- YOUR INSTRUCTIONS
Search the records for "with" and copy each line that holds it.

Rows from a dataset of charts and code
-- -- --

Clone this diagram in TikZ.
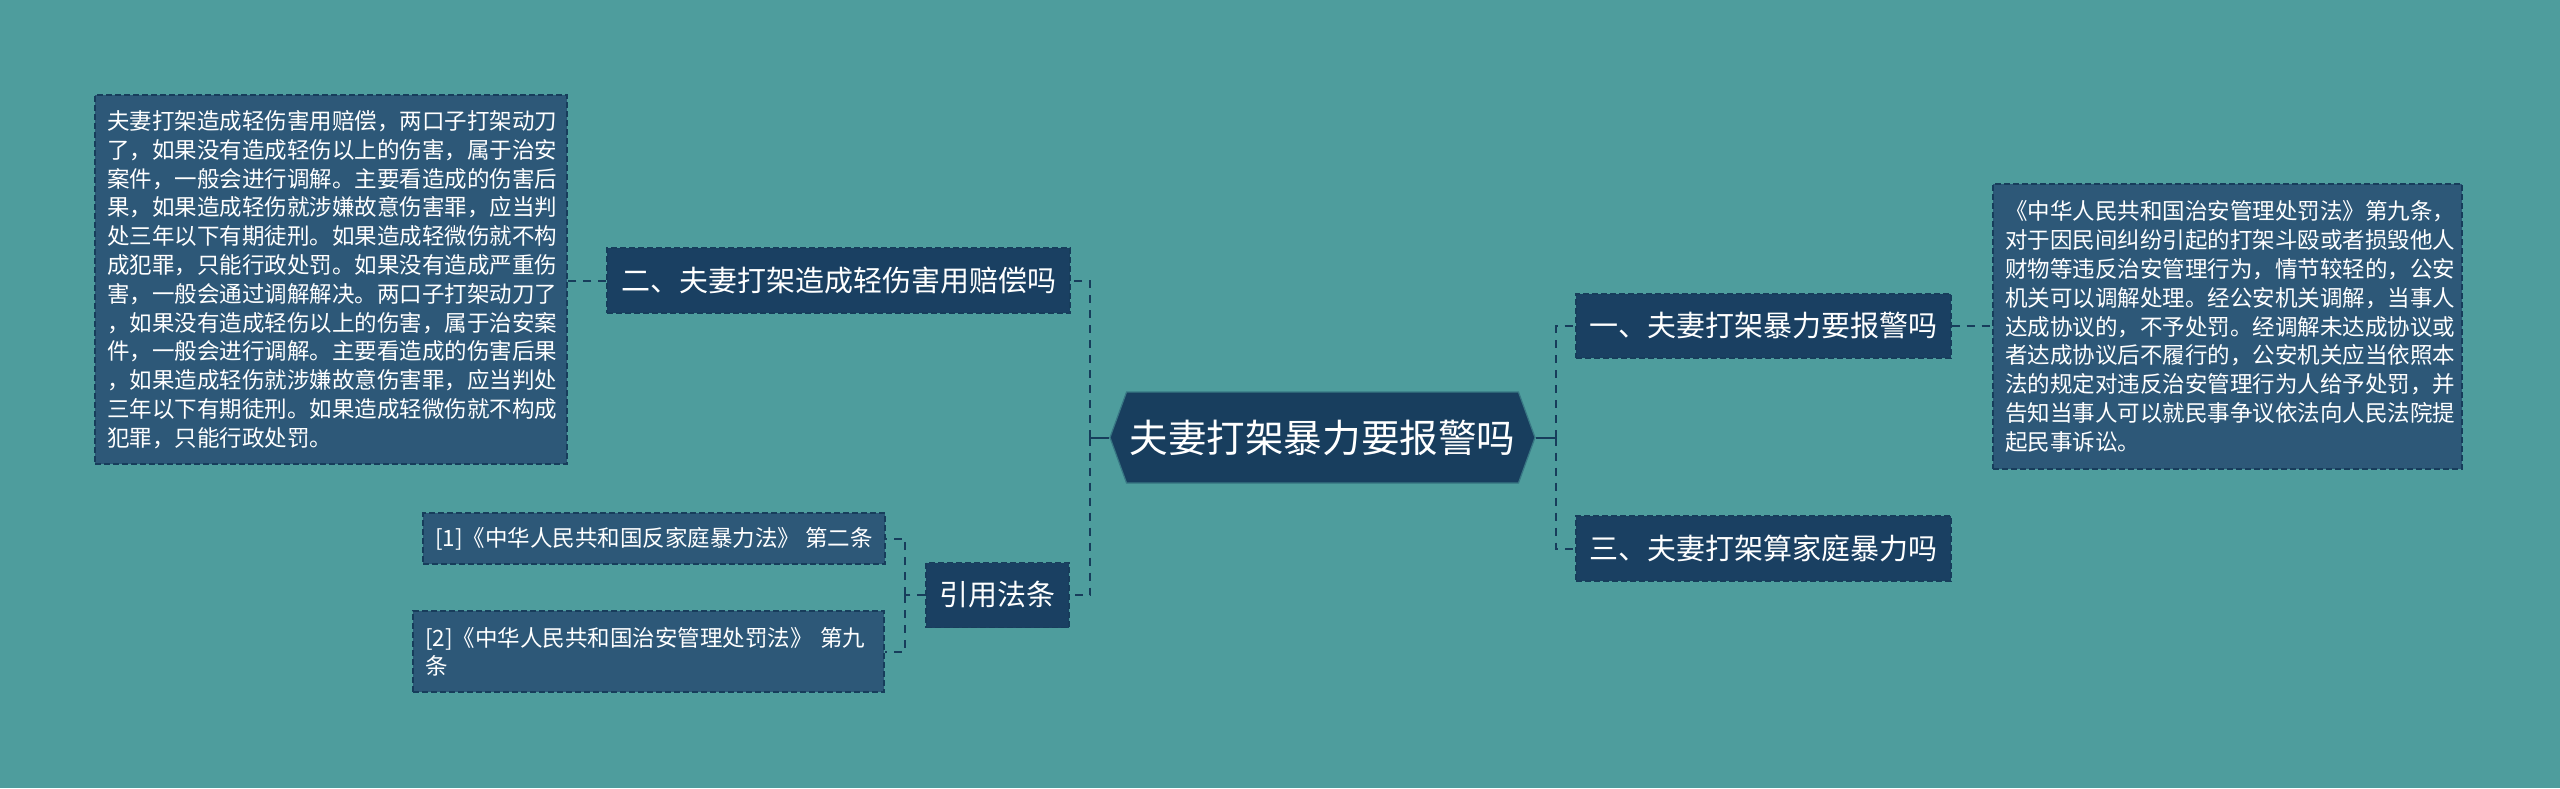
\documentclass[tikz,border=0pt]{standalone}
\usepackage{fontspec}
\setmainfont{Noto Sans CJK SC}
\usetikzlibrary{shapes.symbols}

\definecolor{bgteal}{HTML}{4E9D9D}
\definecolor{rootblue}{HTML}{183E5E}
\definecolor{topicblue}{HTML}{1A4062}
\definecolor{leafblue}{HTML}{2D5878}
\definecolor{linkblue}{HTML}{173D5B}

\begin{document}
\begin{tikzpicture}[x=0.5pt, y=-0.5pt,
    box/.style={rectangle, draw=linkblue, line width=0.7pt, dash pattern=on 3pt off 1.5pt, text=white, inner sep=0pt},
    topic/.style={box, fill=topicblue, font=\fontsize{14.5}{17}\selectfont},
    leaf/.style={box, fill=leafblue, align=left, inner xsep=6pt, font=\fontsize{11.25}{14.4}\selectfont},
    cite/.style={box, fill=leafblue, align=left, inner xsep=6pt, font=\fontsize{11.25}{14}\selectfont},
    link/.style={draw=linkblue, line width=1pt, dash pattern=on 4pt off 3.5pt},
    stub/.style={draw=linkblue, line width=1pt}]
    \path[use as bounding box, fill=bgteal] (0,0) rectangle (2560,788);

    % Nodes
    \node[signal, signal to=west and east, signal pointer angle=140, fill=rootblue, draw=bgteal!60!rootblue, line width=0.6pt,
          text=white, inner sep=0pt, minimum width=212.5pt, minimum height=45.5pt, font=\fontsize{19.3}{22}\selectfont]
          (root) at (1322.5,437.5) {夫妻打架暴力要报警吗};

    \node[topic, minimum width=231.5pt, minimum height=32.5pt] (injury) at (838.5,280.5) {二、夫妻打架造成轻伤害用赔偿吗};
    \node[topic, minimum width=71.5pt, minimum height=32.5pt] (laws) at (997.5,595) {引用法条};
    \node[topic, minimum width=187.5pt, minimum height=32pt] (police) at (1763.5,326) {一、夫妻打架暴力要报警吗};
    \node[topic, minimum width=187.5pt, minimum height=32.5pt] (domestic) at (1763.5,548.5) {三、夫妻打架算家庭暴力吗};

    \node[leaf, text width=224pt, minimum height=184.5pt] (injurytext) at (331,279.5) {%
        夫妻打架造成轻伤害用赔偿，两口子打架动刀\\
        了，如果没有造成轻伤以上的伤害，属于治安\\
        案件，一般会进行调解。主要看造成的伤害后\\
        果，如果造成轻伤就涉嫌故意伤害罪，应当判\\
        处三年以下有期徒刑。如果造成轻微伤就不构\\
        成犯罪，只能行政处罚。如果没有造成严重伤\\
        害，一般会通过调解解决。两口子打架动刀了\\
        ，如果没有造成轻伤以上的伤害，属于治安案\\
        件，一般会进行调解。主要看造成的伤害后果\\
        ，如果造成轻伤就涉嫌故意伤害罪，应当判处\\
        三年以下有期徒刑。如果造成轻微伤就不构成\\
        犯罪，只能行政处罚。};
    \node[leaf, text width=222.5pt, minimum height=142.5pt] (policetext) at (2227.5,326.5) {%
        《中华人民共和国治安管理处罚法》第九条，\\
        对于因民间纠纷引起的打架斗殴或者损毁他人\\
        财物等违反治安管理行为，情节较轻的，公安\\
        机关可以调解处理。经公安机关调解，当事人\\
        达成协议的，不予处罚。经调解未达成协议或\\
        者达成协议后不履行的，公安机关应当依照本\\
        法的规定对违反治安管理行为人给予处罚，并\\
        告知当事人可以就民事争议依法向人民法院提\\
        起民事诉讼。};

    \node[cite, align=center, minimum width=230pt, minimum height=25.5pt] (law1) at (654,538.5) {[1]《中华人民共和国反家庭暴力法》 第二条};
    \node[cite, text width=223.5pt, minimum height=40.5pt] (law2) at (648.5,651.5) {[2]《中华人民共和国治安管理处罚法》 第九\\条};

    % Links
    \coordinate (leftfork) at (1090,437.5);
    \coordinate (rightfork) at (1556,437.5);
    \coordinate (lawfork) at (905,595);

    \draw[stub] (root.west) -- (leftfork);
    \draw[link] (leftfork) |- (injury.east);
    \draw[link] (leftfork) |- (laws.east);
    \draw[link] (injury.west) -- (injury.west -| injurytext.east);

    \draw[link] (laws.west) -- (lawfork);
    \draw[link] (lawfork) |- (law1.east);
    \draw[link] (lawfork) |- (law2.east);

    \draw[stub] (root.east) -- (rightfork);
    \draw[link] (rightfork) |- (police.west);
    \draw[link] (rightfork) |- (domestic.west);
    \draw[link] (police.east) -- (police.east -| policetext.west);
\end{tikzpicture}
\end{document}
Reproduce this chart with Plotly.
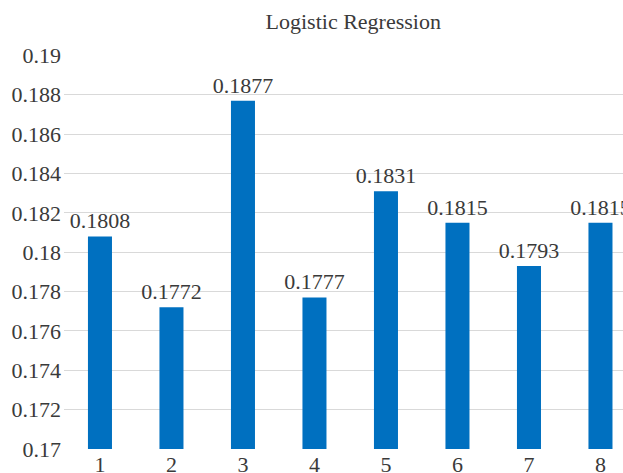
import plotly.graph_objects as go

categories = ["1", "2", "3", "4", "5", "6", "7", "8"]
values = [0.1808, 0.1772, 0.1877, 0.1777, 0.1831, 0.1815, 0.1793, 0.1815]
y_ticks = [0.17, 0.172, 0.174, 0.176, 0.178, 0.18, 0.182, 0.184, 0.186, 0.188, 0.19]
y_tick_labels = ["0.17", "0.172", "0.174", "0.176", "0.178", "0.18", "0.182", "0.184", "0.186", "0.188", "0.19"]

FONT = "Liberation Serif"
TEXT_COLOR = "#3a3a3a"
positions = list(range(len(categories)))

fig = go.Figure(
    go.Bar(
        x=positions,
        y=values,
        width=0.336,
        marker=dict(color="#0070C0", line=dict(width=0)),
        text=[f"{v:.4f}" for v in values],
        textposition="outside",
        constraintext="none",
        textfont=dict(family=FONT, size=22, color=TEXT_COLOR),
        cliponaxis=False,
    )
)

fig.update_layout(
    width=623,
    height=473,
    margin=dict(l=64, r=0, t=55, b=24, autoexpand=False),
    paper_bgcolor="white",
    plot_bgcolor="white",
    showlegend=False,
    font=dict(family=FONT, size=22, color=TEXT_COLOR),
    title=dict(
        text="Logistic Regression",
        x=0.567,
        xanchor="center",
        y=0.956,
        yanchor="middle",
        font=dict(family=FONT, size=22, color=TEXT_COLOR),
    ),
    xaxis=dict(
        range=[-0.503, 7.315],
        tickmode="array",
        tickvals=positions,
        ticktext=categories,
        showgrid=False,
        zeroline=False,
        showline=False,
        ticks="",
        automargin=False,
        tickfont=dict(family=FONT, size=22, color=TEXT_COLOR),
    ),
    yaxis=dict(
        range=[0.17, 0.19002],
        tickmode="array",
        tickvals=y_ticks,
        ticktext=y_tick_labels,
        showgrid=True,
        gridcolor="#D9D9D9",
        gridwidth=1,
        zeroline=False,
        showline=False,
        ticks="",
        automargin=False,
        ticklabelstandoff=2,
        tickfont=dict(family=FONT, size=22, color=TEXT_COLOR),
    ),
)

fig.write_html("out.html")
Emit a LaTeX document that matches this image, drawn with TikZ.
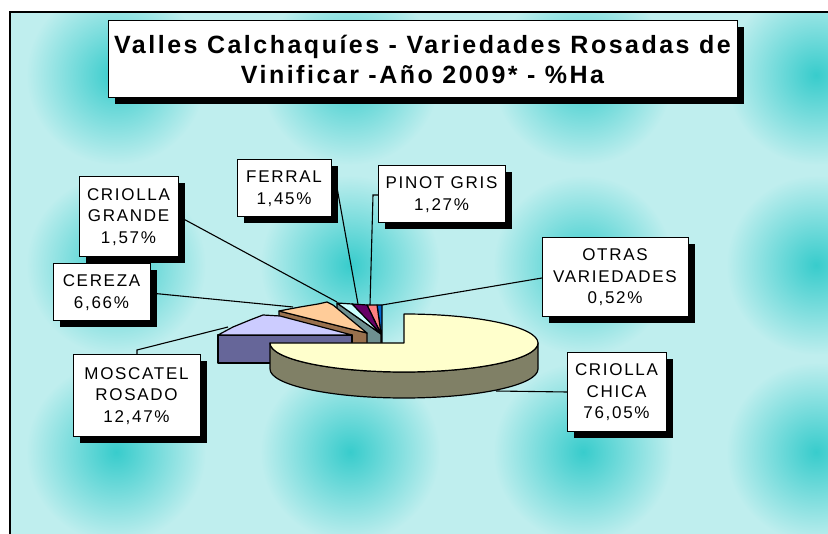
\documentclass[tikz,border=0pt]{standalone}
\usepackage{fontspec}
\setmainfont{Liberation Sans}
\newfontfamily\lblfont[LetterSpace=10]{Liberation Sans}
\newfontfamily\ttlfont[LetterSpace=10]{Liberation Sans}
\usepackage{tikz}
\usetikzlibrary{positioning}

\definecolor{bgc}{HTML}{BFEEEE}
\definecolor{spot}{HTML}{38CCCC}
\definecolor{chicatop}{HTML}{FFFFCC}
\definecolor{chicaside}{HTML}{808066}
\definecolor{moscatop}{HTML}{CCCCFF}
\definecolor{moscaside}{HTML}{666699}
\definecolor{cerezatop}{HTML}{FFCC99}
\definecolor{cerezaside}{HTML}{99704D}
\definecolor{grandetop}{HTML}{CCFFFF}
\definecolor{grandeside}{HTML}{6E8F8F}
\definecolor{ferraltop}{HTML}{660066}
\definecolor{ferralside}{HTML}{330033}
\definecolor{pinottop}{HTML}{FF8080}
\definecolor{otrastop}{HTML}{0066CC}

\tikzset{
  shdw/.style={preaction={fill=black, transform canvas={shift={(7pt,-6pt)}}}},
  lbl/.style={draw=black, line width=1pt, fill=white, inner sep=0pt, align=center, shdw,
    font=\lblfont\fontsize{17}{21.5}\selectfont},
  ttl/.style={draw=black, line width=1pt, fill=white, inner sep=0pt, align=center, shdw,
    font=\ttlfont\bfseries\fontsize{25}{30}\selectfont},
  lead/.style={line width=1.1pt},
  slice/.style={draw=black, line width=1.2pt, line join=round},
}

\begin{document}
\begin{tikzpicture}[x=1pt,y=1pt,yscale=-1,xscale=1]
\useasboundingbox (0,0) rectangle (828,534);

%Background texture
\begin{scope}
\clip (10,12) rectangle (828,534);
\fill[bgc] (10,12) rectangle (828,534);
\foreach \sx in {116,350,583,816}{
  \foreach \sy in {75,265,452}{
    \shade[inner color=spot, outer color=bgc] (\sx,\sy) circle[radius=90];
  }
}
\end{scope}
%Frame
\draw[line width=2pt] (10,534) -- (10,12) -- (828,12);

%Pie: small slices (back)
\draw[slice, fill=ferralside] (352,304) -- (381,334) -- (381,356) -- (352,326) -- cycle;
\draw[slice, fill=otrastop] (377,305) -- (382,305) -- (382,356) -- (381,334) -- cycle;
\draw[slice, fill=pinottop] (367,305) -- (377,305) -- (381,334) -- cycle;
\draw[slice, fill=ferraltop] (352,304) -- (367,305) -- (381,334) -- cycle;
\draw[slice, fill=grandeside] (337,303) -- (381,334) -- (381,356) -- (337,325) -- cycle;
\draw[slice, fill=grandetop] (337,303) -- (352,304) -- (381,334) -- cycle;
%Pie: Cereza
\draw[slice, fill=cerezaside] (279,311) -- (367,333) -- (367,356) -- (279,334) -- cycle;
\draw[slice, fill=cerezatop] (279,311) -- (300,307) -- (318,304) -- (327,302) -- (333,305) -- (367,333) -- cycle;
%Pie: Moscatel rosado
\draw[slice, fill=moscaside] (218,335) rectangle (352,363);
\draw[slice, fill=moscatop] (218,335) -- (233,327) -- (250,320) -- (263,315) -- (280,316) -- (352,335) -- cycle;
%Pie: Criolla chica (exploded)
\draw[slice, fill=chicaside] (538,343) arc[start angle=0, end angle=180, x radius=134, y radius=29]
  -- ++(0,26) arc[start angle=180, end angle=0, x radius=134, y radius=29] -- cycle;
\draw[slice, fill=chicatop] (404,343) -- ++(0,-29)
  arc[start angle=270, end angle=540, x radius=134, y radius=29] -- cycle;

%Leader ends
\coordinate (pGrande) at (337,302);
\coordinate (pCereza) at (293,307);
\coordinate (pMosca) at (228,327);
\coordinate (pFerral) at (358,304);
\coordinate (pPinot) at (370,305);
\coordinate (pOtras) at (382,305);
\coordinate (pChica) at (496,391);
\coordinate (kMosca) at (137,350);
\coordinate (kPinot) at (373,195);
\coordinate (kFerral) at (336,182);

% Leader lines
\draw[lead] (pGrande) -- (178,216);
\draw[lead] (pCereza) -- (150,293);
\draw[lead] (pMosca) -- (kMosca) -- (137,355);
\draw[lead] (pFerral) -- (kFerral);
\draw[lead] (pPinot) -- (kPinot) -- (378,195);
\draw[lead] (pOtras) -- (542,278);
\draw[lead] (pChica) -- (567,392);

% Title
\node[ttl, minimum width=629, minimum height=77] (title) at (422.5,59.5)
  {Valles Calchaquíes - Variedades Rosadas de\\Vinificar -Año 2009* - \%Ha};

% Text Node
\node[lbl, minimum width=99, minimum height=80] (grande) at (128.5,217) {CRIOLLA\\GRANDE\\1,57\%};
% Text Node
\node[lbl, minimum width=97, minimum height=57] (cereza) at (101.5,292.5) {CEREZA\\6,66\%};
% Text Node
\node[lbl, minimum width=94, minimum height=57] (ferral) at (284,188.5) {FERRAL\\1,45\%};
% Text Node
\node[lbl, minimum width=127, minimum height=57] (pinot) at (441.5,194.5) {PINOT GRIS\\1,27\%};
% Text Node
\node[lbl, minimum width=146, minimum height=79] (otras) at (615,277.5) {OTRAS\\VARIEDADES\\0,52\%};
% Text Node
\node[lbl, minimum width=99, minimum height=79] (chica) at (616.5,392.5) {CRIOLLA\\CHICA\\76,05\%};
% Text Node
\node[lbl, minimum width=127, minimum height=82] (mosca) at (136.5,396) {MOSCATEL\\ROSADO\\12,47\%};

\end{tikzpicture}
\end{document}
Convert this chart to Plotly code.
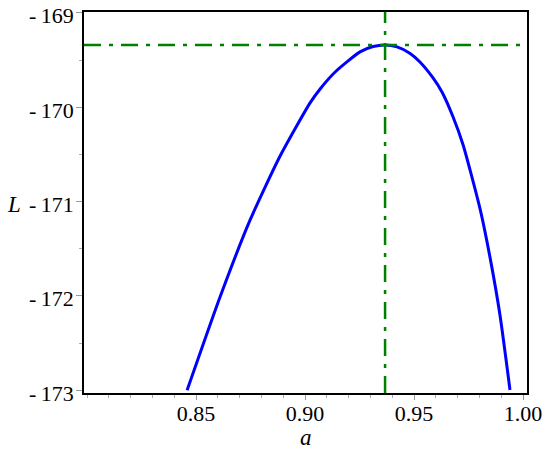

-- -- --

- SOLUTION FOR THIS TASK
Reproduce this chart with Plotly.
Emit a LaTeX document that matches this image, drawn with TikZ.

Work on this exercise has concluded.